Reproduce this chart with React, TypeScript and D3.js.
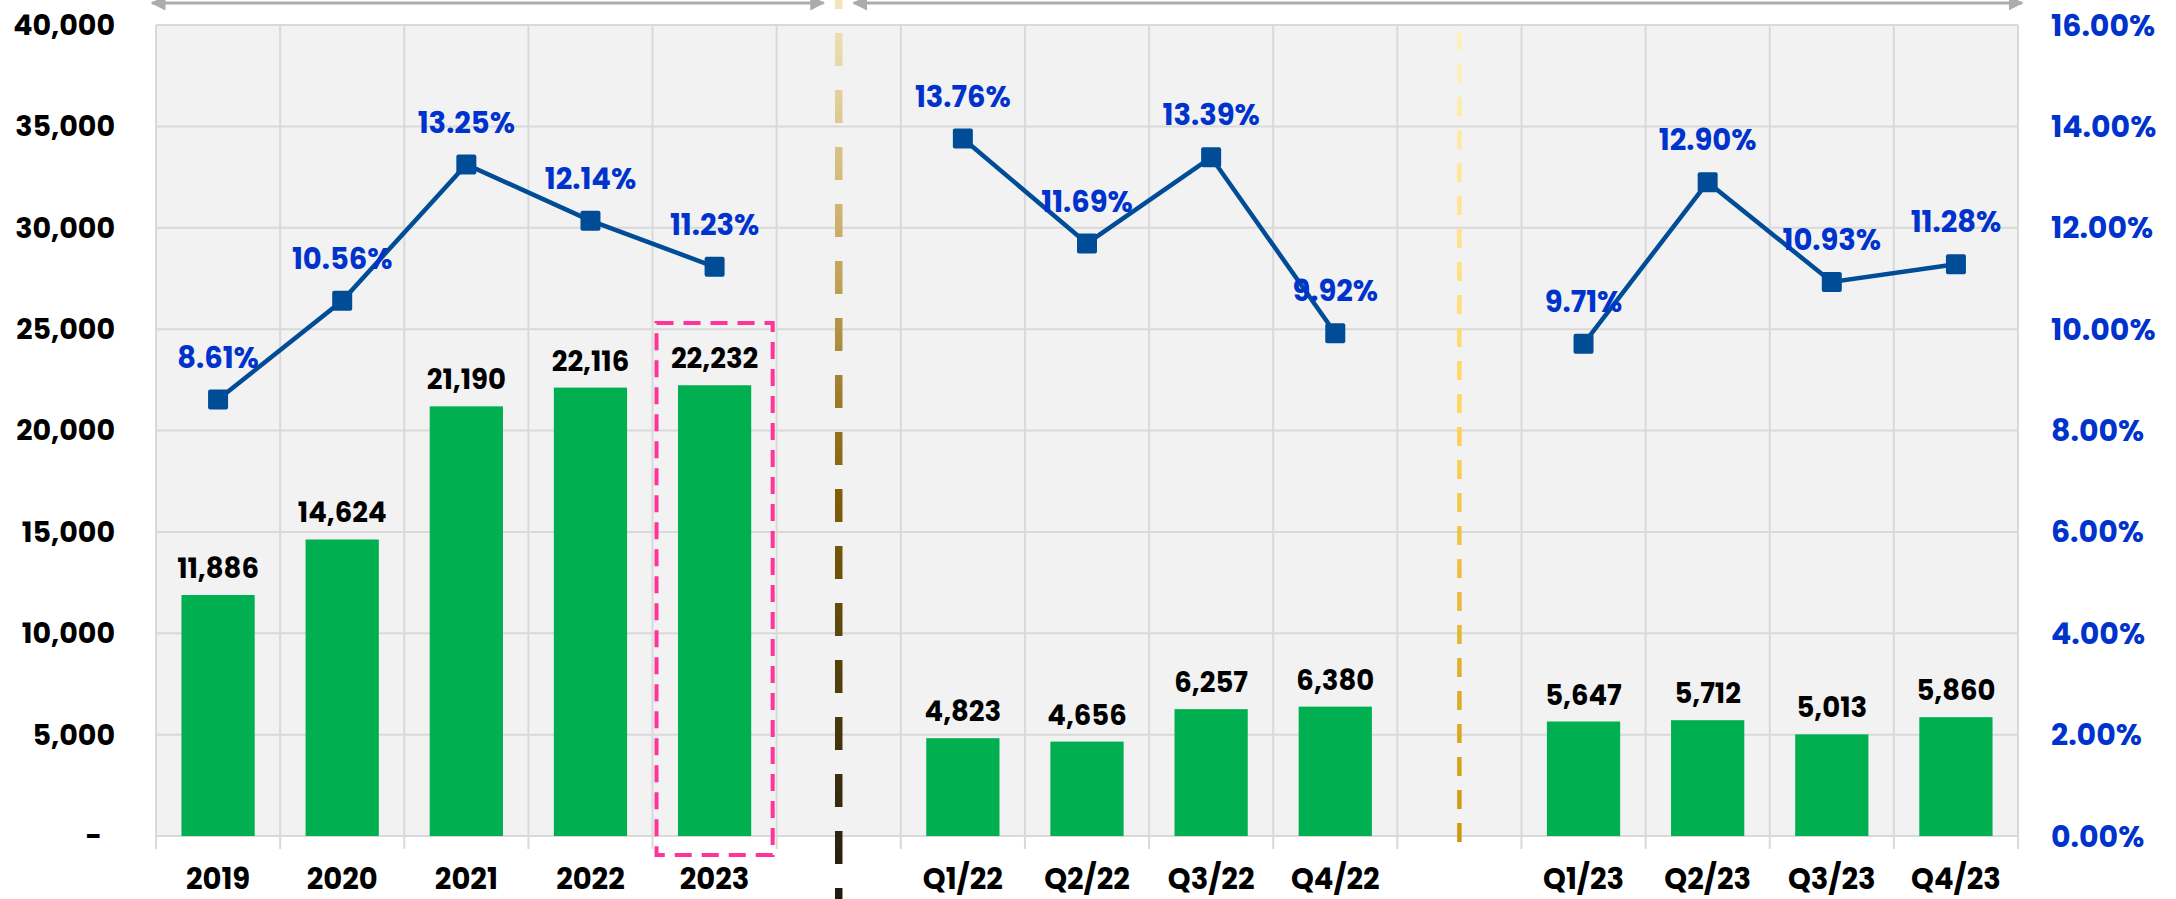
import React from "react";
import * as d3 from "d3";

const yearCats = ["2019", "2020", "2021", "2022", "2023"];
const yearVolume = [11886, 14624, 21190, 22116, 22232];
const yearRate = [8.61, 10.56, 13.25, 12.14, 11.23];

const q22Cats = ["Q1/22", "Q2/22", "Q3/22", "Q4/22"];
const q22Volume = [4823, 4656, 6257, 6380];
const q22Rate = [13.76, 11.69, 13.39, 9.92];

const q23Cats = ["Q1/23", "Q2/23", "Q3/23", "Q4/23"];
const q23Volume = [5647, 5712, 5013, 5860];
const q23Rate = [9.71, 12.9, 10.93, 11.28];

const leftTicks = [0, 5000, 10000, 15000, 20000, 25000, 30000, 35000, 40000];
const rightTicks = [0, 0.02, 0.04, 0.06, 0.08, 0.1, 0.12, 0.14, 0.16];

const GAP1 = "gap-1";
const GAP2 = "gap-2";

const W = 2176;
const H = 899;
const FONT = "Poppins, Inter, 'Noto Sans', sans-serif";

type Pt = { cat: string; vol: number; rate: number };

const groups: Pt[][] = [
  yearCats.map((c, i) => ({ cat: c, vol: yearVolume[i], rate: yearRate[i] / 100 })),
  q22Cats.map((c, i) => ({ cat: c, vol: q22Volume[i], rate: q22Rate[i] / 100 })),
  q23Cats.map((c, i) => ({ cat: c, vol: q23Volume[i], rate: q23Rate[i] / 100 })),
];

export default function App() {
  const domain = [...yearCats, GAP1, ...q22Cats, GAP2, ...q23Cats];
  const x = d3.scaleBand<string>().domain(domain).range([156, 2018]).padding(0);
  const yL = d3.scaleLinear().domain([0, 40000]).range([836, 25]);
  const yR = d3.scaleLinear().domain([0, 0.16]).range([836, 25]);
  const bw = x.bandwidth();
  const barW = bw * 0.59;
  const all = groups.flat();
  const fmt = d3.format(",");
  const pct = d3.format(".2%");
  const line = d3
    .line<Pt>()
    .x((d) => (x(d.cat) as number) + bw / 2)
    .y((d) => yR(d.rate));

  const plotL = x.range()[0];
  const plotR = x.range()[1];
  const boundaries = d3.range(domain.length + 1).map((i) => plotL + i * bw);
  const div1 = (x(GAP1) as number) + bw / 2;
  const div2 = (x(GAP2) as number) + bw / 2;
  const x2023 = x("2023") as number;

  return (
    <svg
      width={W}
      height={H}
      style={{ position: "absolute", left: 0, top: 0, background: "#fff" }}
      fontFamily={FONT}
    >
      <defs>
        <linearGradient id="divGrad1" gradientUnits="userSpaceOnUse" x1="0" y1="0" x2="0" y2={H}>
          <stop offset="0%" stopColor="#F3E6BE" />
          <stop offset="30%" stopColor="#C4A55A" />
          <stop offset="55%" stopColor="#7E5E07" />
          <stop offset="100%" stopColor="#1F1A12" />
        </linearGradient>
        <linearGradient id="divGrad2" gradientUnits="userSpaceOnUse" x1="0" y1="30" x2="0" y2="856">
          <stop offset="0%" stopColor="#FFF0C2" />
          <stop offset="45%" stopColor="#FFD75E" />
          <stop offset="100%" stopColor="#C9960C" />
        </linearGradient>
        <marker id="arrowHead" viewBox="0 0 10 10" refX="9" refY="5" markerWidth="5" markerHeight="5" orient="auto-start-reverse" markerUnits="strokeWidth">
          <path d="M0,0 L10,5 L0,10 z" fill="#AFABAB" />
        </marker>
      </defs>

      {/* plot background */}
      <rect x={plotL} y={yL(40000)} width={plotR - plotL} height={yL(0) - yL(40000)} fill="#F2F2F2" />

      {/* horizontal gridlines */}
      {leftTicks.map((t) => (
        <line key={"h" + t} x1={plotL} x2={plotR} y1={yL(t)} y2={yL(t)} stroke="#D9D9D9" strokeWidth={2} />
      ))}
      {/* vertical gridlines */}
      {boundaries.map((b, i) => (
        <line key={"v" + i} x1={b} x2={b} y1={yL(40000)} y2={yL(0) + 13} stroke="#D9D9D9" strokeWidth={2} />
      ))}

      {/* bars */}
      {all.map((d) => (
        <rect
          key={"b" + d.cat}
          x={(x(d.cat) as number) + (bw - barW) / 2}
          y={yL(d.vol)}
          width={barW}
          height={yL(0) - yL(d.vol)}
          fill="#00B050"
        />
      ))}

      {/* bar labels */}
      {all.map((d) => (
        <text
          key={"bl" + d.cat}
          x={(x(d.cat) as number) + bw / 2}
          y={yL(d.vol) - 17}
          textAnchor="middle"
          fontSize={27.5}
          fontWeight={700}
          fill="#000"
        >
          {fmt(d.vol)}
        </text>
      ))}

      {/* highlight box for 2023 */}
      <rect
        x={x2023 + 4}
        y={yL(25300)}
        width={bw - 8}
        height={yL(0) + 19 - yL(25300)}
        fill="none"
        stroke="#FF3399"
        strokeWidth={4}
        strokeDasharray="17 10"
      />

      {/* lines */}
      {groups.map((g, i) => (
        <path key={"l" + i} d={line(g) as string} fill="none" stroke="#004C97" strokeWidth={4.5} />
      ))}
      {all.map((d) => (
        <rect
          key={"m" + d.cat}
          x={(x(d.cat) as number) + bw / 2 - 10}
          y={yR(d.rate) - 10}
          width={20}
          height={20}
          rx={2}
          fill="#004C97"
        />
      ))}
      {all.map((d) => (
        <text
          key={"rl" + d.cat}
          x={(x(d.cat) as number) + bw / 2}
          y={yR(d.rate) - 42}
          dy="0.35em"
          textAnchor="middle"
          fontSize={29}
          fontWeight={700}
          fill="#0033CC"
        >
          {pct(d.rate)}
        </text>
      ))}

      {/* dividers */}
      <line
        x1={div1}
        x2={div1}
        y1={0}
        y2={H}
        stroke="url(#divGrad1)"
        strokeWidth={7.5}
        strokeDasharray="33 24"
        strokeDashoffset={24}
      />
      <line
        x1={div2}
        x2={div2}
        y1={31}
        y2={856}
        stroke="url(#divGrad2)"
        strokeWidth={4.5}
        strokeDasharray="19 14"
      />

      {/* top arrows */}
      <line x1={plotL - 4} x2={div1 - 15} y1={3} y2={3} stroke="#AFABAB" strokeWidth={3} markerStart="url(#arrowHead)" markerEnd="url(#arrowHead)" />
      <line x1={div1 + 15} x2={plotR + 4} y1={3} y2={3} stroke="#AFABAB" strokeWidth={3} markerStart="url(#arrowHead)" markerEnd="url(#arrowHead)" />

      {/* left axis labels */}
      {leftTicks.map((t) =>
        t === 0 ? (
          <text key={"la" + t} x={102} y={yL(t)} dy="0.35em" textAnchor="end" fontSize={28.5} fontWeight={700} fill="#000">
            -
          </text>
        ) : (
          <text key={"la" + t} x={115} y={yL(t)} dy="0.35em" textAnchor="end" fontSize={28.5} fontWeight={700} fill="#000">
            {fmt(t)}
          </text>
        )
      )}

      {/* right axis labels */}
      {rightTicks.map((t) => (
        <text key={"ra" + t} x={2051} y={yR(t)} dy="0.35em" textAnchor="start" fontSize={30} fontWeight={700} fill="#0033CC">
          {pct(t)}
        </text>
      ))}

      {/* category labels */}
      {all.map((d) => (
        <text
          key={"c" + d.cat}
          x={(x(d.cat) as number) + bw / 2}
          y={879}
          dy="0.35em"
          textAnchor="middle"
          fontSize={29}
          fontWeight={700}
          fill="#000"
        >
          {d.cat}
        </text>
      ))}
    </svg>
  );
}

### AIM
Return only the lines running from the top of the data to the line that holds "string; vol: number;". Include both of those lines, but skip the pictures.

### REPLY
Reproduce this chart with React, TypeScript and D3.js.
import React from "react";
import * as d3 from "d3";

const yearCats = ["2019", "2020", "2021", "2022", "2023"];
const yearVolume = [11886, 14624, 21190, 22116, 22232];
const yearRate = [8.61, 10.56, 13.25, 12.14, 11.23];

const q22Cats = ["Q1/22", "Q2/22", "Q3/22", "Q4/22"];
const q22Volume = [4823, 4656, 6257, 6380];
const q22Rate = [13.76, 11.69, 13.39, 9.92];

const q23Cats = ["Q1/23", "Q2/23", "Q3/23", "Q4/23"];
const q23Volume = [5647, 5712, 5013, 5860];
const q23Rate = [9.71, 12.9, 10.93, 11.28];

const leftTicks = [0, 5000, 10000, 15000, 20000, 25000, 30000, 35000, 40000];
const rightTicks = [0, 0.02, 0.04, 0.06, 0.08, 0.1, 0.12, 0.14, 0.16];

const GAP1 = "gap-1";
const GAP2 = "gap-2";

const W = 2176;
const H = 899;
const FONT = "Poppins, Inter, 'Noto Sans', sans-serif";

type Pt = { cat: string; vol: number; rate: number };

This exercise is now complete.